The absence of these institutions in Syria and Yemen before the revolution, Syrian opposition was not allowed the opportunity to gain organisational experiences necessary to administer their affairs successfully within the environment of the revolution. The lack of a clear vision as to what change is desired and how to achieve it among institutions in Egypt after the revolution was one of the main reasons that produced conflicts among these institutions.
The change in the balance of stable regimes and powers in society in a sustainable manner requires a parallel change in the structure of the society and in the way social actors live and think. While prophets, reformers and great leaders who were eternalised by history were able to achieve the mission for changing societies sustainably, in an age of institutions and globalisation, this mission has become the duty of civil society organisations.
Perhaps the most important lesson learnt from the past four years is the need to establish a comprehensive structure for civil society organisations, which have mastered the tools of this era and understand the complexities of social reality and most importantly carries a clear message about the desired change and how to achieve it. Nowadays, and in light of the circumstances promoted by counter-revolutions that aim to restore the Arab World to pre-2010, and in light of the contraction of the margins for effective political work, it is an absolute necessity to organise forces of change in society in the form of orderly institutions that work on launching possibilities for society through organised labour.
The experience in the Arab Spring countries confirmed the importance of moving these organisations and institutions away from prevailing ideologies and competing groups. There should be a move towards the project of change with its simplest most basic principles that lead to the start of the revolutions in the first place. Otherwise, ideological institutions and having multiple and different narratives about the specifics of change will result in competition and infighting between them, and will lead them to lose their ability to mobilise the masses and thus lose their ability to create change.

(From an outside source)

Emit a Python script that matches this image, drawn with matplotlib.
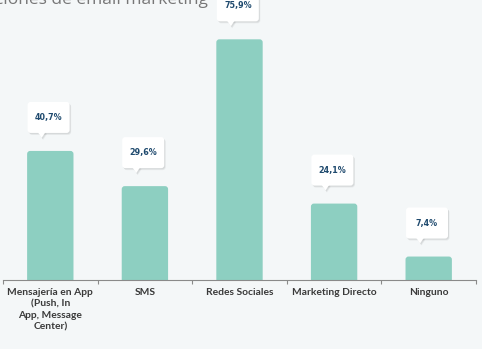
import numpy as np
import matplotlib.pyplot as plt
from matplotlib.patches import FancyBboxPatch, Polygon
from matplotlib.transforms import IdentityTransform

# data
categories = ['Mensajería en App\n(Push, In\nApp, Message\nCenter)', 'SMS',
              'Redes Sociales', 'Marketing Directo', 'Ninguno']
values = [40.7, 29.6, 75.9, 24.1, 7.4]
value_labels = ['40,7%', '29,6%', '75,9%', '24,1%', '7,4%']
title = 'Canales alternativos a las acciones de email marketing'

bg = '#f4f7f8'
bar_color = '#8dcfc1'
label_color = '#1f4a6e'

plt.rcParams['font.family'] = ['Lato', 'DejaVu Sans']

W, H = 482, 349
fig = plt.figure(figsize=(W / 100, H / 100), dpi=100)
fig.patch.set_facecolor(bg)
ax = fig.add_axes([3 / W, 69 / H, 473 / W, 280 / H])
ax.set_facecolor(bg)

x = np.arange(len(values))
ax.set_xlim(-0.5, len(values) - 0.5)
ax.set_ylim(0, 88.3)

# bars with slightly rounded tops (bottom hidden under the axis)
bw = 0.49
px_x = 473 / len(values)          # pixels per x unit
px_y = 280 / 88.3                 # pixels per y unit
r = 3.0
for xi, v in zip(x, values):
    ax.add_patch(FancyBboxPatch((xi - bw / 2 + r / px_x, -5), bw - 2 * r / px_x, v + 5 - r / px_y,
                                boxstyle=f'round,pad={r / px_x},rounding_size={r / px_x}',
                                mutation_aspect=px_x / px_y,
                                fc=bar_color, ec='none', clip_on=True))

for s in ['top', 'left', 'right']:
    ax.spines[s].set_visible(False)
ax.spines['bottom'].set_color('#8a8a8a')
ax.spines['bottom'].set_linewidth(0.8)
ax.set_yticks([])
ax.set_xticks(x)
ax.set_xticklabels(categories, fontsize=7.4, color='#3a3a3a', fontweight='bold',
                   linespacing=1.35, va='top')
ax.tick_params(axis='x', which='major', length=0, pad=6)
ax.set_xticks(np.arange(-0.5, len(values)), minor=True)
ax.tick_params(axis='x', which='minor', length=3, color='#8a8a8a', width=0.8)

# value callouts above each bar
ident = IdentityTransform()
for xi, v, lab in zip(x, values, value_labels):
    bx, by = ax.transData.transform((xi - bw / 2, v))
    left = bx + 0.5
    bottom = by + 18
    w, h = 42, 31
    for dx, dy, a in [(1.5, -2.0, 0.05), (1.0, -1.2, 0.07)]:
        fig.patches.append(FancyBboxPatch((left + dx, bottom + dy), w, h,
                                          boxstyle='round,pad=0,rounding_size=3',
                                          fc='#000000', ec='none', alpha=a,
                                          transform=ident, figure=fig))
        fig.patches.append(Polygon([(left + 10 + dx, bottom + 1 + dy), (left + 18 + dx, bottom + 1 + dy),
                                    (left + 14 + dx, bottom - 5 + dy)],
                                   closed=True, fc='#000000', ec='none', alpha=a,
                                   transform=ident, figure=fig))
    fig.patches.append(FancyBboxPatch((left, bottom), w, h,
                                      boxstyle='round,pad=0,rounding_size=3',
                                      fc='white', ec='none', transform=ident, figure=fig))
    fig.patches.append(Polygon([(left + 10, bottom + 1), (left + 18, bottom + 1), (left + 14, bottom - 5)],
                               closed=True, fc='white', ec='none', transform=ident, figure=fig))
    fig.text((left + w / 2) / W, (bottom + h / 2) / H, lab, ha='center', va='center',
             fontsize=5.8, fontweight='bold', color=label_color, family='DejaVu Sans')

# title (runs off the top-left of the canvas)
fig.text(208 / W, 1 - 4.5 / H, title, ha='right', va='baseline', fontsize=12.5, color='#777777',
         family=['Open Sans', 'DejaVu Sans'])

fig.savefig('out.png', dpi=100, facecolor=bg)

Freedom and all values Arab revolutions called and started for cannot be achieved and maintained without civil society organisations that work within a political framework that allows people ownership over their lives and interests, and that preserves human freedom and dignity as sacred principles that do not change with the change of rulers. Building these organisations and paving the way for an appropriate political regime that carries the values of the revolution will be the challenge that will face the generation of the revolution and the generation to come. This process of building is a continuous unremitting process and will face many internal and external challenges. However, the real desire for change has been so far the moral motivator that gave and will continue to give Arab nations hope in life and the ability to continue on the road for change despite all catastrophes. Social change in our societies will not be achieved through a presidential decision or a revolution or a minor event, it will be achieved through a painful process of events that may take two generations to achieve.